National Taxpayer Advocate 2019 Purple Book Introduction

Full NTA Purple Book Introduction

The National Taxpayer Advocate Purple Book presents a concise summary of 58 legislative recommendations intended to strengthen taxpayer rights and improve tax administration. Most of the recommendations presented in the Purple Book have been made in detail in our prior reports, but others are presented in this report for the first time.

In last year's Purple Book, we made 50 legislative recommendations. One, a proposal to hold taxpayers harmless when the IRS improperly levies on a retirement account, was enacted into law. At least 20 others were included in comprehensive tax administration bills-notably, H.R. 5444, the Taxpayer First Act, which the House passed on a vote of 414-0; S. 3246, also known as the Taxpayer First Act, which was co-sponsored by Senate Finance Committee Chairman Hatch and Ranking Member Wyden; and S. 3278, the Protecting Taxpayers Act, which was introduced by Senator Portman and Senator Cardin, who two decades ago were the House sponsors of the landmark IRS Restructuring and Reform Act of 1998.

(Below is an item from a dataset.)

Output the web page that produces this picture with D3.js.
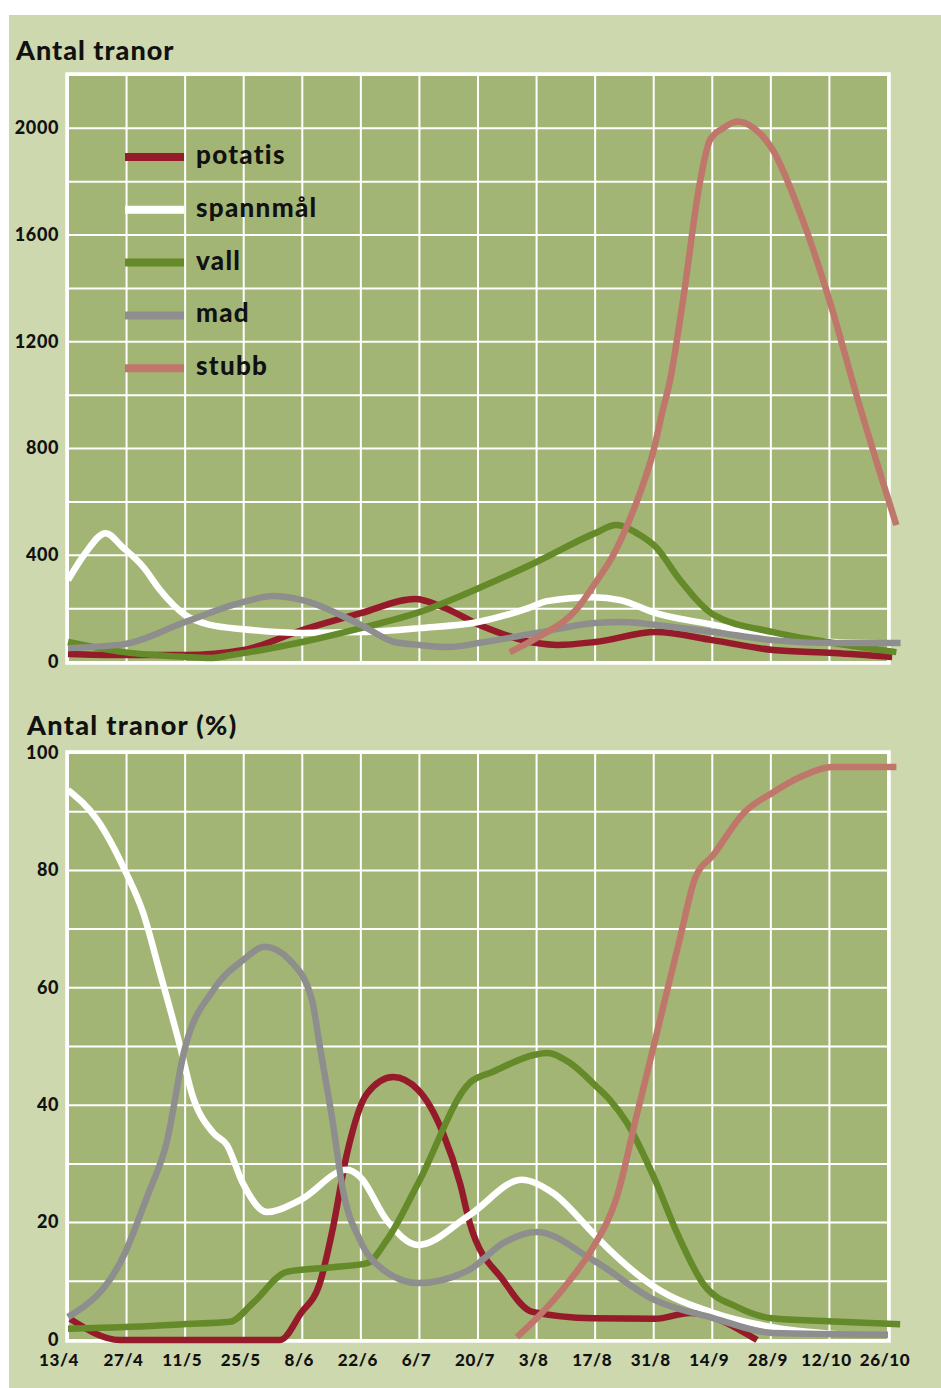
<!DOCTYPE html>
<html lang="sv">
<head>
  <meta charset="UTF-8">
  <title>Antal tranor</title>
  <script src="https://cdn.jsdelivr.net/npm/d3@7"></script>
  <style>
    body { margin: 0; background: #fff; font-family: Lato, sans-serif; }
    svg text { font-family: Lato, sans-serif; font-weight: 900; fill: #111; }
  </style>
</head>
<body>
  <script>
    // categories and tick labels
    const categories = ["potatis", "spannmål", "vall", "mad", "stubb"];
    const xTickLabels = ["13/4", "27/4", "11/5", "25/5", "8/6", "22/6", "6/7", "20/7",
                         "3/8", "17/8", "31/8", "14/9", "28/9", "12/10", "26/10"];
    const countTicks = [0, 400, 800, 1200, 1600, 2000];
    const pctTicks = [0, 20, 40, 60, 80, 100];

    // number of cranes, [days since 13/4, count]
    const potatisCount = [[0, 30], [13, 26], [28, 26], [42, 45], [56, 120], [70, 183], [83, 236],
      [89.5, 206], [98.5, 138], [112, 71], [117, 64], [126, 75], [140.5, 112], [154, 82],
      [168.5, 45], [183, 34], [197, 19]];
    const spannmalCount = [[0, 307], [4, 405], [9, 483], [13, 431], [18, 356], [22, 270], [28, 176],
      [34, 139], [42, 123], [56, 109], [70, 112], [84, 127], [98, 150], [110, 202], [114.5, 228],
      [125.5, 243], [132, 232], [140.5, 183], [154.4, 139], [168.5, 94], [183, 75], [194, 70]];
    const vallCount = [[0, 75], [13.4, 37], [28, 19], [34, 15], [39, 26], [56, 75], [70, 127],
      [84, 187], [98.5, 279], [112, 375], [126, 483], [131, 513], [136.7, 476], [140.5, 431],
      [146.3, 307], [154.4, 176], [168.5, 112], [183, 71], [198, 37]];
    const madCount = [[0, 52], [13.4, 67], [28, 150], [42, 225], [49, 247], [56, 232], [70, 139],
      [78, 75], [84, 64], [91, 56], [98.5, 72], [112, 109], [126, 146], [132.6, 150],
      [140.5, 139], [154.4, 112], [168.5, 82], [183, 71], [199, 71]];
    const stubbCount = [[105.6, 37], [112, 90], [121.7, 200], [126.2, 300], [130.3, 400],
      [133.6, 510], [136.7, 633], [139.8, 783], [142, 933], [143.9, 1056], [147, 1356],
      [151, 1794], [153.4, 1955], [156.5, 2000], [160, 2026], [163.7, 2004], [168.5, 1918],
      [175, 1682], [182, 1356], [188.6, 993], [198, 513]];

    // share of cranes (%), [days since 13/4, percent]
    const potatisPct = [[0.5, 3.6], [12.4, 0], [50.7, 0], [55.7, 4.6], [60.2, 9.7], [63.3, 19],
      [66.7, 31.8], [71.5, 42], [77.7, 44.8], [83.7, 42.6], [89.6, 35.3], [93.7, 26.7],
      [96, 20], [104, 10.2], [111, 4.8], [125.5, 3.7], [140.3, 3.6], [148.7, 4.6], [164.7, 0]];
    const spannmalPct = [[0, 93.7], [7, 88.6], [13.6, 80], [18, 72.7], [22, 62.5], [26.8, 50],
      [29.6, 42], [34.7, 35.3], [38, 33.2], [41.8, 26.7], [47.6, 21.8], [55.4, 23.8], [66.7, 29],
      [69.8, 27.8], [76.2, 20.4], [83.7, 16.2], [96, 21.3], [108.5, 27.3], [116, 25],
      [125.5, 18.2], [129.5, 15.3], [140.3, 9], [154.4, 4.6], [168.3, 2.2], [183.8, 1]];
    const vallPct = [[0, 1.9], [13.6, 2.2], [27.5, 2.7], [38.7, 3.1], [44.2, 6.3], [52.3, 11.6],
      [63.3, 12.4], [71.5, 13.1], [76.2, 17], [83.7, 26.7], [96, 43.8], [101.6, 45.7],
      [111.6, 48.6], [114.5, 48.9], [120, 47.2], [126.4, 43.1], [129.5, 40.9], [133.6, 37],
      [140.3, 27.3], [145.6, 18.2], [152, 9.4], [160, 5.6], [168.3, 3.7], [181.6, 3.2],
      [198.9, 2.7]];
    const madPct = [[0, 3.9], [13.6, 14.8], [18.9, 24.4], [23.7, 34], [27.7, 49], [34.7, 59.6],
      [41.8, 64.7], [47, 67], [53, 64.7], [58.3, 58], [60.2, 50], [63.3, 37], [65.7, 25.6],
      [69.8, 17], [75.3, 12], [83.7, 9.7], [96, 12], [104, 16.5], [112, 18.4], [125.5, 13.6],
      [140.3, 6.8], [154.4, 3.7], [168.3, 1.2], [196, 0.9]];
    const stubbPct = [[107.3, 0.5], [111.6, 3.4], [120, 10.2], [125.5, 15.8], [131.2, 24.4],
      [136, 38.5], [138.6, 46], [143.2, 59.5], [146.3, 68.5], [149.9, 78.7], [154.2, 82.6],
      [161.8, 90], [168.3, 93.2], [175, 95.9], [182.8, 97.6], [198, 97.6]];

    const colors = ["#951b2b", "#ffffff", "#658a29", "#8d8e8d", "#c0776b"];
    const countSeries = [potatisCount, spannmalCount, vallCount, madCount, stubbCount];
    const pctSeries = [potatisPct, spannmalPct, vallPct, madPct, stubbPct];
    const drawOrder = [0, 1, 2, 3, 4];

    const width = 941, height = 1388;
    const plotBg = "#a3b575", panelBg = "#cdd8ae";

    const svg = d3.select("body").append("svg")
        .attr("width", width)
        .attr("height", height);

    svg.append("rect")
        .attr("x", 9).attr("y", 15)
        .attr("width", width - 9).attr("height", height - 15)
        .attr("fill", panelBg);

    const x = d3.scaleLinear().domain([0, 196]).range([68, 888]);
    const xTicks = d3.range(0, 197, 14);

    function chart(y, gridStep, ticks, series) {
      const [y0, y1] = y.range();
      const g = svg.append("g");

      g.append("rect")
          .attr("x", x(0)).attr("y", y1)
          .attr("width", x(196) - x(0)).attr("height", y0 - y1)
          .attr("fill", plotBg);

      g.append("g")
          .attr("stroke", "#fff")
          .attr("stroke-width", 2)
        .selectAll("line")
        .data(xTicks)
        .join("line")
          .attr("x1", d => x(d)).attr("x2", d => x(d))
          .attr("y1", y1).attr("y2", y0);

      g.append("g")
          .attr("stroke", "#fff")
          .attr("stroke-width", 2)
        .selectAll("line")
        .data(d3.range(0, y.domain()[1] + 1e-9, gridStep))
        .join("line")
          .attr("x1", x(0)).attr("x2", x(196))
          .attr("y1", d => y(d)).attr("y2", d => y(d));

      g.append("rect")
          .attr("x", x(0) - 1).attr("y", y1 - 1)
          .attr("width", x(196) - x(0) + 2).attr("height", y0 - y1 + 2)
          .attr("fill", "none")
          .attr("stroke", "#fff")
          .attr("stroke-width", 3.5);

      g.append("g")
        .selectAll("text")
        .data(ticks)
        .join("text")
          .attr("x", 59)
          .attr("y", d => y(d))
          .attr("dy", "0.32em")
          .attr("text-anchor", "end")
          .attr("font-size", 18)
          .attr("letter-spacing", 0.6)
          .text(d => d);

      const line = d3.line()
          .x(d => x(d[0]))
          .y(d => y(d[1]))
          .curve(d3.curveMonotoneX);

      g.append("g")
          .attr("fill", "none")
          .attr("stroke-width", 6.5)
          .attr("stroke-linejoin", "round")
        .selectAll("path")
        .data(drawOrder)
        .join("path")
          .attr("stroke", i => colors[i])
          .attr("d", i => line(series[i]));
      return g;
    }

    // top chart: number of cranes
    const yCount = d3.scaleLinear().domain([0, 2200]).range([662, 75]);
    chart(yCount, 200, countTicks, countSeries);

    svg.append("text")
        .attr("x", 16).attr("y", 60)
        .attr("font-size", 27)
        .attr("letter-spacing", 1)
        .text("Antal tranor");

    const legend = svg.append("g")
      .selectAll("g")
      .data(categories)
      .join("g")
        .attr("transform", (d, i) => `translate(125,${157 + i * 52.8})`);
    legend.append("line")
        .attr("x1", 0).attr("x2", 59)
        .attr("stroke", (d, i) => colors[i])
        .attr("stroke-width", 8);
    legend.append("text")
        .attr("x", 71).attr("y", 7)
        .attr("font-size", 26)
        .attr("letter-spacing", 1.3)
        .text(d => d);

    // bottom chart: share of cranes
    const yPct = d3.scaleLinear().domain([0, 100]).range([1340, 753]);
    chart(yPct, 10, pctTicks, pctSeries);

    svg.append("text")
        .attr("x", 27).attr("y", 735)
        .attr("font-size", 27)
        .attr("letter-spacing", 1.3)
        .text("Antal tranor (%)");

    svg.append("g")
      .selectAll("text")
      .data(xTicks)
      .join("text")
        .attr("x", (d, i) => x(d) - (i === 0 ? 9 : 3))
        .attr("y", 1366)
        .attr("text-anchor", "middle")
        .attr("font-size", 17)
        .attr("letter-spacing", 0.6)
        .text((d, i) => xTickLabels[i]);
  </script>
</body>
</html>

The Purple Book is designed to assist the tax-writing committees and Members of Congress by identifying legislative changes we believe would better protect taxpayer rights and improve tax administration. We have aimed to make it as user friendly as possible. Each proposal is presented in a format similar to the one used for congressional committee reports, with "Present Law," "Reasons for Change," and "Recommendation(s)" sections.

At the end of each proposal, we identify bills that have been introduced in the House or Senate that are our consistent with it. In a separate chart, we list additional reference material to assist those interested in learning more about a recommendation. Thus, we identify prior legislative language so that a Member of Congress interested in sponsoring similar legislation can use or refine existing language rather than having to reinvent the wheel.

It has now been more than 20 years since the enactment of the IRS Restructuring and Reform Act of 1998, and over that period, we have had ample time to assess the impact of its provisions. Most changes have stood the test of time well, but some require tweaking. In addition, tax administration has changed in many ways, partly due to the increasing use of automation by the IRS and the increasing use of the internet and other digital services by taxpayers.

For these reasons, we are very much encouraged by the congressional interest in examining the current state of tax administration and developing legislation to improve it. We believe most of the recommendations presented in the Purple Book are non-controversial, common sense reforms that will strengthen taxpayer rights and improve tax administration.